Pela história das ligações internacionais, como porta secular das relações com o exterior, Macau pode desempenhar neste processo um papel de relevo. Por um lado, como plataforma de prestação de serviços: espaço económico aberto, inserido na região mais dinâmica da China, Macau dispõe de um ordenamento jurídico moderno, estável e coerente, proporcionando ainda uma base de apoio com custos de estabelecimento e operação comparativamente baixos. Por outro lado, pode afirmar-se como pólo de cooperação com os países de língua portuguesa.
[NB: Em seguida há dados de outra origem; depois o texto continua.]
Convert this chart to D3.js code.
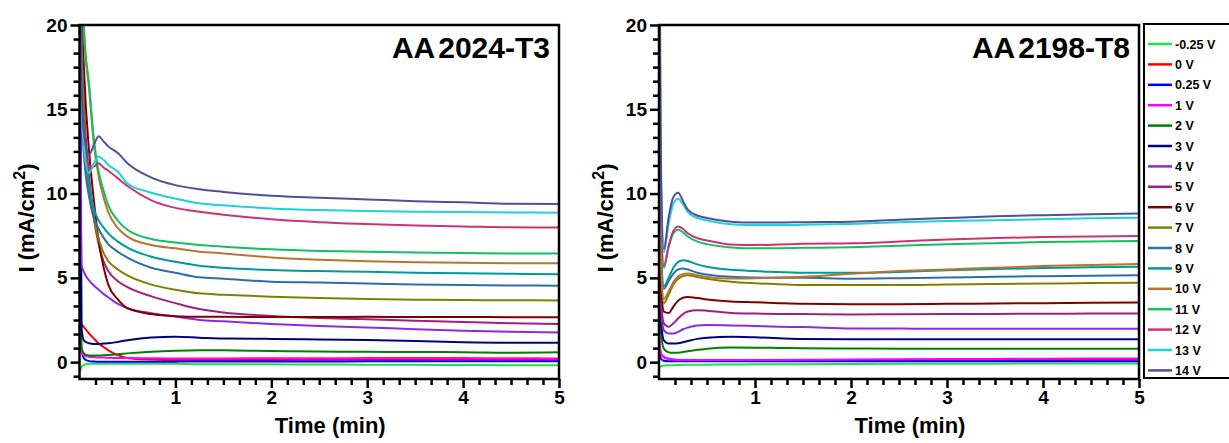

O longo passado de relações entre Macau e o mundo lusófono deu origem a um património histórico e linguístico partilhado. Para os agentes e entidades daqueles países, interessados no desenvolvimento de relações comerciais ou de investimento com a China, Macau constitui, por isso, uma plataforma com características singulares. Em primeiro lugar, legislação e regulamentação estão publicadas em português; em segundo lugar, porque podem operar num ambiente jurídico e administrativo de matriz comum. Neste contexto, o desenvolvimento da região “9+2” constitui, para Macau e para os países de expressão portuguesa, uma promessa de crescimento e, em simultâneo, uma oportunidade e um desafio para a cooperação.